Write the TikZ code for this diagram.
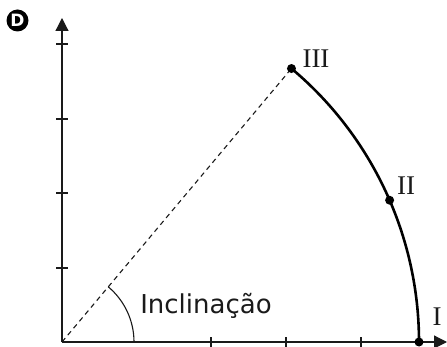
\documentclass[tikz,border=0pt]{standalone}
\usepackage{fontspec}
\setmainfont{Liberation Serif}
\newfontfamily\labelsans{DejaVu Sans}
\usetikzlibrary{arrows.meta,calc}
\definecolor{ink}{HTML}{1A1A1A}
\tikzset{
  axisline/.style={draw=ink, line width=1.2pt, -{Triangle[length=13pt,width=13pt]}},
  tickline/.style={draw=ink, line width=1.1pt},
  dot/.style={circle, fill=black, inner sep=0pt, minimum size=9pt},
  roman/.style={font=\fontsize{27}{27}\selectfont, text=ink, inner sep=0pt},
}
\begin{document}
\begin{tikzpicture}[x=1pt,y=-1pt]
\useasboundingbox (0,0) rectangle (447,347);
\coordinate (O) at (62,342);
\coordinate (XE) at (447,342);
\coordinate (YE) at (62,18);
% axes
\draw[axisline] (O) -- (XE);
\draw[axisline] (O) -- (YE);
% ticks
\foreach \y in {268,193,119,44} \draw[tickline] (56,\y) -- (68,\y);
\foreach \x in {211,286,361} \draw[tickline] (\x,337) -- (\x,347);
% main arc
\draw[line width=2.6pt, draw=black] (419,342) arc[start angle=0, end angle=-50, radius=357];
% inclination arc
\draw[line width=1.1pt, draw=ink] (134,342) arc[start angle=0, end angle=-50, radius=72];
% points
\node[dot] (I) at (419,342) {};
\node[dot] (II) at ($(O)+(-23.4:357)$) {};
\node[dot] (III) at ($(O)+(-50:357)$) {};
% dashed line
\draw[ink, line width=1.1pt, dash pattern=on 5pt off 4pt] (O) -- (III);
% labels
\node[roman] (lIII) at (316,59) {III};
\node[roman] (lII) at (406,186) {II};
\node[roman] (lI) at (437,317) {I};
\node[font=\labelsans\fontsize{26}{26}\selectfont, text=ink, inner sep=0pt] (incl) at (206,306) {Inclinação};
% badge
\node[circle, fill=black, minimum size=22pt, inner sep=0pt, text=white, font=\labelsans\bfseries\fontsize{17}{17}\selectfont] (badge) at (17.5,20.5) {D};
\end{tikzpicture}
\end{document}
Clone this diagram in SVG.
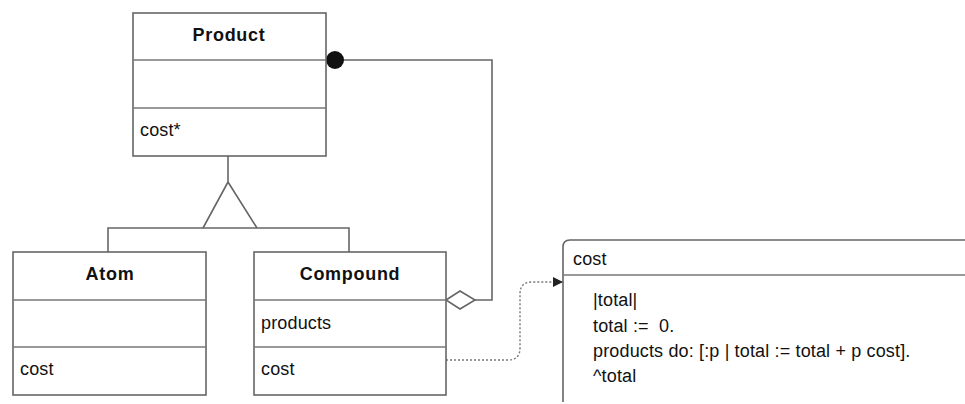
<svg xmlns="http://www.w3.org/2000/svg" width="965" height="404" viewBox="0 0 965 404">
<style>
.box{fill:#fff;stroke:#666;stroke-width:1.6}
.div{stroke:#777;stroke-width:1.6}
.ln{fill:none;stroke:#666;stroke-width:1.6}
.dot{fill:none;stroke:#777;stroke-width:1.4;stroke-dasharray:2 2}
.t{font-family:"Liberation Sans",Arial,sans-serif;font-size:18px;fill:#111;letter-spacing:0.15px;white-space:pre}
.b{font-family:"Liberation Sans",Arial,sans-serif;font-size:18px;font-weight:bold;fill:#111;text-anchor:middle;letter-spacing:0.7px}
</style>
<defs>
<marker id="arr" viewBox="0 0 10 10" refX="10" refY="5" markerWidth="10" markerHeight="10" markerUnits="userSpaceOnUse" orient="auto">
<path d="M0,0 L10,5 L0,10 Z" fill="#222"/>
</marker>
</defs>
<rect width="965" height="404" fill="#fff"/>
<g id="connectors">
<path class="ln" d="M228,156 V182"/>
<path class="ln" d="M228,182 L203,228 M228,182 L257,228"/>
<path class="ln" d="M108,252 V228 H349 V252"/>
<path class="ln" d="M334,60 H492 V300 H475"/>
<circle cx="335" cy="60" r="9" fill="#111"/>
<path d="M446,300 L460,291 L475,300 L460,309 Z" fill="#fff" stroke="#666" stroke-width="1.6"/>
<path class="dot" d="M446,360 H508 Q520,360 520,348 V294 Q520,282 532,282 H563" marker-end="url(#arr)"/>
</g>
<g id="product">
<rect class="box" x="133" y="13" width="193" height="143"/>
<line class="div" x1="133" y1="60" x2="326" y2="60"/>
<line class="div" x1="133" y1="108" x2="326" y2="108"/>
<text class="b" x="229" y="41">Product</text>
<text class="t" x="140" y="136">cost*</text>
</g>
<g id="atom">
<rect class="box" x="13" y="252" width="193" height="143"/>
<line class="div" x1="13" y1="300" x2="206" y2="300"/>
<line class="div" x1="13" y1="347" x2="206" y2="347"/>
<text class="b" x="110" y="280">Atom</text>
<text class="t" x="20" y="375">cost</text>
</g>
<g id="compound">
<rect class="box" x="254" y="252" width="192" height="143"/>
<line class="div" x1="254" y1="300" x2="446" y2="300"/>
<line class="div" x1="254" y1="347" x2="446" y2="347"/>
<text class="b" x="350" y="280">Compound</text>
<text class="t" x="261" y="329">products</text>
<text class="t" x="261" y="375">cost</text>
</g>
<g id="note">
<path class="box" d="M563,402 V247 Q563,240 570,240 H966 V402"/>
<line class="div" x1="563" y1="275" x2="966" y2="275"/>
<text class="t" x="573" y="265">cost</text>
<text class="t" x="593" y="306">|total|</text>
<text class="t" x="593" y="332" xml:space="preserve">total :=  0.</text>
<text class="t" x="593" y="357">products do: [:p | total := total + p cost].</text>
<text class="t" x="593" y="382">^total</text>
</g>
</svg>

--------------------------------

Your task is to return the entries above exactly, with no pictures.

TASK OUTPUT:
Write the TikZ code for this diagram.
\documentclass[tikz,border=0pt]{standalone}
\usepackage{fontspec}
\setmainfont{Liberation Serif}
\newfontfamily\labelsans{DejaVu Sans}
\usetikzlibrary{arrows.meta,calc}
\definecolor{ink}{HTML}{1A1A1A}
\tikzset{
  axisline/.style={draw=ink, line width=1.2pt, -{Triangle[length=13pt,width=13pt]}},
  tickline/.style={draw=ink, line width=1.1pt},
  dot/.style={circle, fill=black, inner sep=0pt, minimum size=9pt},
  roman/.style={font=\fontsize{27}{27}\selectfont, text=ink, inner sep=0pt},
}
\begin{document}
\begin{tikzpicture}[x=1pt,y=-1pt]
\useasboundingbox (0,0) rectangle (447,347);
\coordinate (O) at (62,342);
\coordinate (XE) at (447,342);
\coordinate (YE) at (62,18);
% axes
\draw[axisline] (O) -- (XE);
\draw[axisline] (O) -- (YE);
% ticks
\foreach \y in {268,193,119,44} \draw[tickline] (56,\y) -- (68,\y);
\foreach \x in {211,286,361} \draw[tickline] (\x,337) -- (\x,347);
% main arc
\draw[line width=2.6pt, draw=black] (419,342) arc[start angle=0, end angle=-50, radius=357];
% inclination arc
\draw[line width=1.1pt, draw=ink] (134,342) arc[start angle=0, end angle=-50, radius=72];
% points
\node[dot] (I) at (419,342) {};
\node[dot] (II) at ($(O)+(-23.4:357)$) {};
\node[dot] (III) at ($(O)+(-50:357)$) {};
% dashed line
\draw[ink, line width=1.1pt, dash pattern=on 5pt off 4pt] (O) -- (III);
% labels
\node[roman] (lIII) at (316,59) {III};
\node[roman] (lII) at (406,186) {II};
\node[roman] (lI) at (437,317) {I};
\node[font=\labelsans\fontsize{26}{26}\selectfont, text=ink, inner sep=0pt] (incl) at (206,306) {Inclinação};
% badge
\node[circle, fill=black, minimum size=22pt, inner sep=0pt, text=white, font=\labelsans\bfseries\fontsize{17}{17}\selectfont] (badge) at (17.5,20.5) {D};
\end{tikzpicture}
\end{document}
Clone this diagram in SVG.
<svg xmlns="http://www.w3.org/2000/svg" width="965" height="404" viewBox="0 0 965 404">
<style>
.box{fill:#fff;stroke:#666;stroke-width:1.6}
.div{stroke:#777;stroke-width:1.6}
.ln{fill:none;stroke:#666;stroke-width:1.6}
.dot{fill:none;stroke:#777;stroke-width:1.4;stroke-dasharray:2 2}
.t{font-family:"Liberation Sans",Arial,sans-serif;font-size:18px;fill:#111;letter-spacing:0.15px;white-space:pre}
.b{font-family:"Liberation Sans",Arial,sans-serif;font-size:18px;font-weight:bold;fill:#111;text-anchor:middle;letter-spacing:0.7px}
</style>
<defs>
<marker id="arr" viewBox="0 0 10 10" refX="10" refY="5" markerWidth="10" markerHeight="10" markerUnits="userSpaceOnUse" orient="auto">
<path d="M0,0 L10,5 L0,10 Z" fill="#222"/>
</marker>
</defs>
<rect width="965" height="404" fill="#fff"/>
<g id="connectors">
<path class="ln" d="M228,156 V182"/>
<path class="ln" d="M228,182 L203,228 M228,182 L257,228"/>
<path class="ln" d="M108,252 V228 H349 V252"/>
<path class="ln" d="M334,60 H492 V300 H475"/>
<circle cx="335" cy="60" r="9" fill="#111"/>
<path d="M446,300 L460,291 L475,300 L460,309 Z" fill="#fff" stroke="#666" stroke-width="1.6"/>
<path class="dot" d="M446,360 H508 Q520,360 520,348 V294 Q520,282 532,282 H563" marker-end="url(#arr)"/>
</g>
<g id="product">
<rect class="box" x="133" y="13" width="193" height="143"/>
<line class="div" x1="133" y1="60" x2="326" y2="60"/>
<line class="div" x1="133" y1="108" x2="326" y2="108"/>
<text class="b" x="229" y="41">Product</text>
<text class="t" x="140" y="136">cost*</text>
</g>
<g id="atom">
<rect class="box" x="13" y="252" width="193" height="143"/>
<line class="div" x1="13" y1="300" x2="206" y2="300"/>
<line class="div" x1="13" y1="347" x2="206" y2="347"/>
<text class="b" x="110" y="280">Atom</text>
<text class="t" x="20" y="375">cost</text>
</g>
<g id="compound">
<rect class="box" x="254" y="252" width="192" height="143"/>
<line class="div" x1="254" y1="300" x2="446" y2="300"/>
<line class="div" x1="254" y1="347" x2="446" y2="347"/>
<text class="b" x="350" y="280">Compound</text>
<text class="t" x="261" y="329">products</text>
<text class="t" x="261" y="375">cost</text>
</g>
<g id="note">
<path class="box" d="M563,402 V247 Q563,240 570,240 H966 V402"/>
<line class="div" x1="563" y1="275" x2="966" y2="275"/>
<text class="t" x="573" y="265">cost</text>
<text class="t" x="593" y="306">|total|</text>
<text class="t" x="593" y="332" xml:space="preserve">total :=  0.</text>
<text class="t" x="593" y="357">products do: [:p | total := total + p cost].</text>
<text class="t" x="593" y="382">^total</text>
</g>
</svg>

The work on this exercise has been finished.